| WHAT YOU HAVE TO DO |
Extract all lines in the data that contain the word "this".

┌─ DATA EXTRACT

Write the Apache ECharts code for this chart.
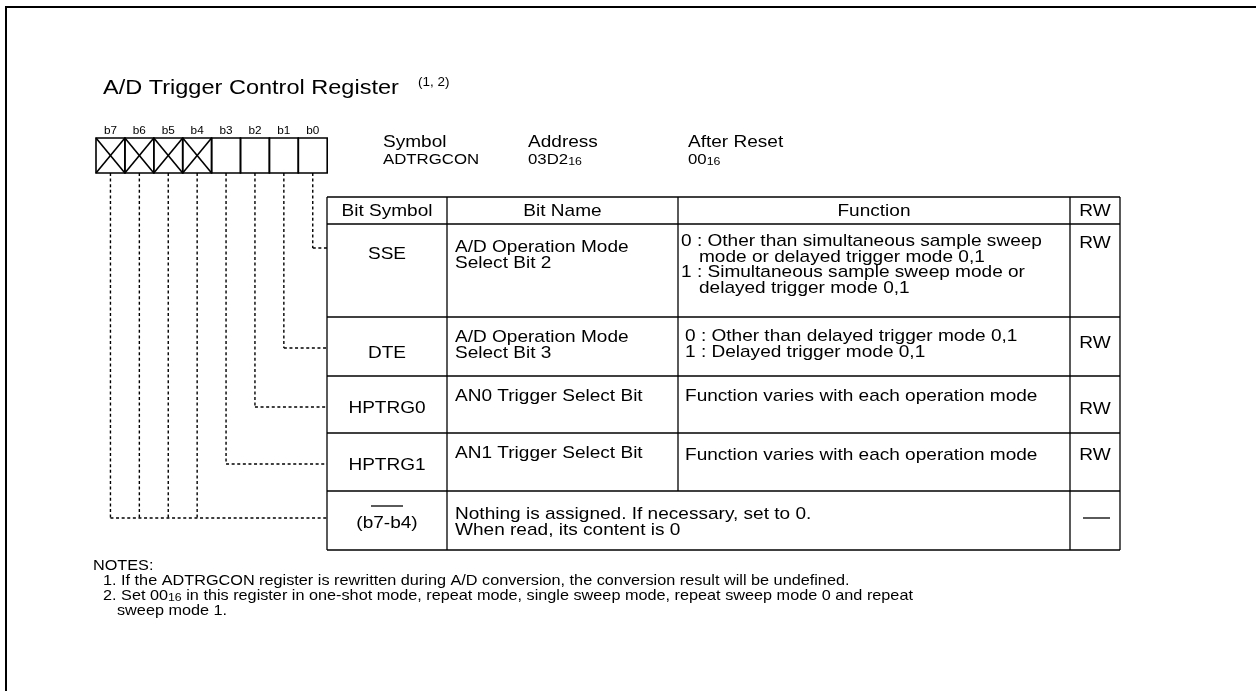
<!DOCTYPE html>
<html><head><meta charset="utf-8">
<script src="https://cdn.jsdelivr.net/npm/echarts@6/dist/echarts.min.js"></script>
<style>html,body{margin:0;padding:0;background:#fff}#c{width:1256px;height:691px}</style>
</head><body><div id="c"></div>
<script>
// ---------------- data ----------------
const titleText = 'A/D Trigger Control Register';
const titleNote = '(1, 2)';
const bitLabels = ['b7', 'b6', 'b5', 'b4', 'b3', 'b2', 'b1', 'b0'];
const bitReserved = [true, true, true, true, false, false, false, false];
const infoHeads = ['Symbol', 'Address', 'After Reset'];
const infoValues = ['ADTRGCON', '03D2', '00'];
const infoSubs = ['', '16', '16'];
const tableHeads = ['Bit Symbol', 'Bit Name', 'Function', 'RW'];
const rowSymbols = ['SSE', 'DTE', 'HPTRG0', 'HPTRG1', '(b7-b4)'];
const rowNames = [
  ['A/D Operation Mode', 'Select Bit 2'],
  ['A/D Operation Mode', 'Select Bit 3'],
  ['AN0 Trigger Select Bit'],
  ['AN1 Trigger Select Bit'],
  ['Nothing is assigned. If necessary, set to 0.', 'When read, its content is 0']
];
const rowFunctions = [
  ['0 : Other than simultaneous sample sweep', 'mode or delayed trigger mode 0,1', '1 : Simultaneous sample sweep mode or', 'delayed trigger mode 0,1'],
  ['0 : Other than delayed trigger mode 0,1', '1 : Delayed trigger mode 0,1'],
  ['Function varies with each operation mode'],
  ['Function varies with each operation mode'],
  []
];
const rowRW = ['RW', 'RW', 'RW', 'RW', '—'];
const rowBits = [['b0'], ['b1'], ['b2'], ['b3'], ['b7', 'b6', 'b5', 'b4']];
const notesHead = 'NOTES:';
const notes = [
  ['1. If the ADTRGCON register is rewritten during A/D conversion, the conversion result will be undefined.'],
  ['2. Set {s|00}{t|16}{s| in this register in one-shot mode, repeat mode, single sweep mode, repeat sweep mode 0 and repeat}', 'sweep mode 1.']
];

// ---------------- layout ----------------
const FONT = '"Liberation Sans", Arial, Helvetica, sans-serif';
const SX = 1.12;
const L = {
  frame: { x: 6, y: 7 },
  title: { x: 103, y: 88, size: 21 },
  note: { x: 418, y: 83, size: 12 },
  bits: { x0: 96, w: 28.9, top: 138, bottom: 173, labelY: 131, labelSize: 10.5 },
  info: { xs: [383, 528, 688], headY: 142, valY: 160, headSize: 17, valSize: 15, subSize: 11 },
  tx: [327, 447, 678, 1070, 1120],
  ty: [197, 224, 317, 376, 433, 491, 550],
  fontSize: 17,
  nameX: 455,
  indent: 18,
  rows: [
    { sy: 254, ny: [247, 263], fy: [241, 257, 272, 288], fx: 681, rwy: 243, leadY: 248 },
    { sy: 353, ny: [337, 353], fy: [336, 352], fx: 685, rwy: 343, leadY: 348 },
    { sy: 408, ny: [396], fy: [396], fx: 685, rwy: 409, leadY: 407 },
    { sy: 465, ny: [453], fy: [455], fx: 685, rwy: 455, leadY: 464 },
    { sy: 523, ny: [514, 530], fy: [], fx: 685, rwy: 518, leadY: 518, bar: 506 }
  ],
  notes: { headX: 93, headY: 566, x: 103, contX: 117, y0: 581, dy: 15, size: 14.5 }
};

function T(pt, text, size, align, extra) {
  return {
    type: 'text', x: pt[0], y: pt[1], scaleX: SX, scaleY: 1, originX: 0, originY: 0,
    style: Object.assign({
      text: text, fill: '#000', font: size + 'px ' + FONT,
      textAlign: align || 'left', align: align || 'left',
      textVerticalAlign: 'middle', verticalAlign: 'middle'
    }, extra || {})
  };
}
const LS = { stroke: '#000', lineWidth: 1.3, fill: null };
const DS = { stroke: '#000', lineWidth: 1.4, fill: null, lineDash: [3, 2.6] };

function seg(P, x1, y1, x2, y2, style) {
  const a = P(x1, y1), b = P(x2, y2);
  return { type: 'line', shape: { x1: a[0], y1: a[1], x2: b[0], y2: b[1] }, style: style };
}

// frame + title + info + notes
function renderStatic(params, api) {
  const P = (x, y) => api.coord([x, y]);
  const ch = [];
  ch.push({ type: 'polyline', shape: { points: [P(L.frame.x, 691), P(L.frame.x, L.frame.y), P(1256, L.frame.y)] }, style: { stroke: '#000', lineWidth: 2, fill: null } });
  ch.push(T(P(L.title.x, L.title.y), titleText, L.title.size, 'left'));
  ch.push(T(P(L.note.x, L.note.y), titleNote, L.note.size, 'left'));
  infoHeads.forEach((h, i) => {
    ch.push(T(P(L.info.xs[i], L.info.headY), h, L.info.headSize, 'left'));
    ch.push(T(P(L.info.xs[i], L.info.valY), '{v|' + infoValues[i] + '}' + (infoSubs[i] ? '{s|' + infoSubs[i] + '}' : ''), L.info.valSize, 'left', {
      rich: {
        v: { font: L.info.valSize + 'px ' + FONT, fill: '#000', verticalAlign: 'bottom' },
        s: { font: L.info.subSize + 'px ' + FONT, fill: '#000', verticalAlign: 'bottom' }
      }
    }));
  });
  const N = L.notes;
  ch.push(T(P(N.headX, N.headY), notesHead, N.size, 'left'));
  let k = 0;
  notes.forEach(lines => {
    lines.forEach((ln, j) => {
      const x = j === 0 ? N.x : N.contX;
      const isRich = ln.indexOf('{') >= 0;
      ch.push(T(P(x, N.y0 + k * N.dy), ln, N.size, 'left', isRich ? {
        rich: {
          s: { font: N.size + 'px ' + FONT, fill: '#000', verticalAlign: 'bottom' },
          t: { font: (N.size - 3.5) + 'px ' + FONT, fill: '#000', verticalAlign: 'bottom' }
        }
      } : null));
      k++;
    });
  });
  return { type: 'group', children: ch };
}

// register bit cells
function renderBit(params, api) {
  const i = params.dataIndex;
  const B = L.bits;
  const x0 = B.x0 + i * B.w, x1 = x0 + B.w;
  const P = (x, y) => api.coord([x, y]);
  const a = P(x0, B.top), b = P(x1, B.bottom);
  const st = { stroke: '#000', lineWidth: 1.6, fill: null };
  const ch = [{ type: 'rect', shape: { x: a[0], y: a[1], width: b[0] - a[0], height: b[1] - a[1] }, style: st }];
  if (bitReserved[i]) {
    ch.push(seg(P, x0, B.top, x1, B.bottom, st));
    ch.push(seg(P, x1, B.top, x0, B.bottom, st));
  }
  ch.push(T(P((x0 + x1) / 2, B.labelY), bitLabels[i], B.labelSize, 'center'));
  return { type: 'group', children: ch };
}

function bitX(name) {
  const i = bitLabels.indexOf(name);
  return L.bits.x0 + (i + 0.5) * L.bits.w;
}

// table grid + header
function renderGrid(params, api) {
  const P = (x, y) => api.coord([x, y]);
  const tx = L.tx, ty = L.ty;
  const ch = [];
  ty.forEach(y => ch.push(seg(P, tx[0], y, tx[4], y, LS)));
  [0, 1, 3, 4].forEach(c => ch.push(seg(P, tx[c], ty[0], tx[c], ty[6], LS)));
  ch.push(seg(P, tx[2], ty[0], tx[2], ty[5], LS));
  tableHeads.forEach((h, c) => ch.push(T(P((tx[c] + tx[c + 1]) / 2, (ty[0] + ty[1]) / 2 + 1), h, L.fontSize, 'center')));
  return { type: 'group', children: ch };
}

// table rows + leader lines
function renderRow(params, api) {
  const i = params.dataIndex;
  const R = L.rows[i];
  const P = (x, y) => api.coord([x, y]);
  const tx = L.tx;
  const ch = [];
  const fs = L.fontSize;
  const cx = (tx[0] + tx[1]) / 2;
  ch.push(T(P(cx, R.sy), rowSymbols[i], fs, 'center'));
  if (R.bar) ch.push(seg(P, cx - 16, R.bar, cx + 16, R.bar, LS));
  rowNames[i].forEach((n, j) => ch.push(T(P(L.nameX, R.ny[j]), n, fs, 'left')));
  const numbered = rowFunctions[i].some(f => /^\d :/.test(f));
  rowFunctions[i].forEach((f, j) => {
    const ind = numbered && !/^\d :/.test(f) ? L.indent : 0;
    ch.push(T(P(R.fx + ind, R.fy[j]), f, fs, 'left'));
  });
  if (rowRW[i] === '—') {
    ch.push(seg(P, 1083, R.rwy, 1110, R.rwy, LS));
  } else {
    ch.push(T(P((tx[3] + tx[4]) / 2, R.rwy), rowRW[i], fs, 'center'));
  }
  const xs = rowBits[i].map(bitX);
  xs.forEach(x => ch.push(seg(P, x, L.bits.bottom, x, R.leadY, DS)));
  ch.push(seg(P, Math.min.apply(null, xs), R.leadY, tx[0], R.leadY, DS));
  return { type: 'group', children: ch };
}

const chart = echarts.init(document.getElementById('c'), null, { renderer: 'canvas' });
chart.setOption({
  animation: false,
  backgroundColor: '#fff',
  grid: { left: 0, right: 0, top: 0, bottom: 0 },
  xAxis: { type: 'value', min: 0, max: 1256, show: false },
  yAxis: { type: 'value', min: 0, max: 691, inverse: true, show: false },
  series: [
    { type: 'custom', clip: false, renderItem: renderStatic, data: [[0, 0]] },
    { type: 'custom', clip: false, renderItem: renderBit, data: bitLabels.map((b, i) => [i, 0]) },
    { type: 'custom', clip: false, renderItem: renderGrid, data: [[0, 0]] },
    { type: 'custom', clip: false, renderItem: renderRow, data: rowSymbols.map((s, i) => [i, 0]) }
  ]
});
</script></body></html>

└─

| WRITTEN RESPONSE |
Write the Apache ECharts code for this chart.
  ['2. Set {s|00}{t|16}{s| in this register in one-shot mode, repeat mode, single sweep mode, repeat sweep mode 0 and repeat}', 'sweep mode 1.']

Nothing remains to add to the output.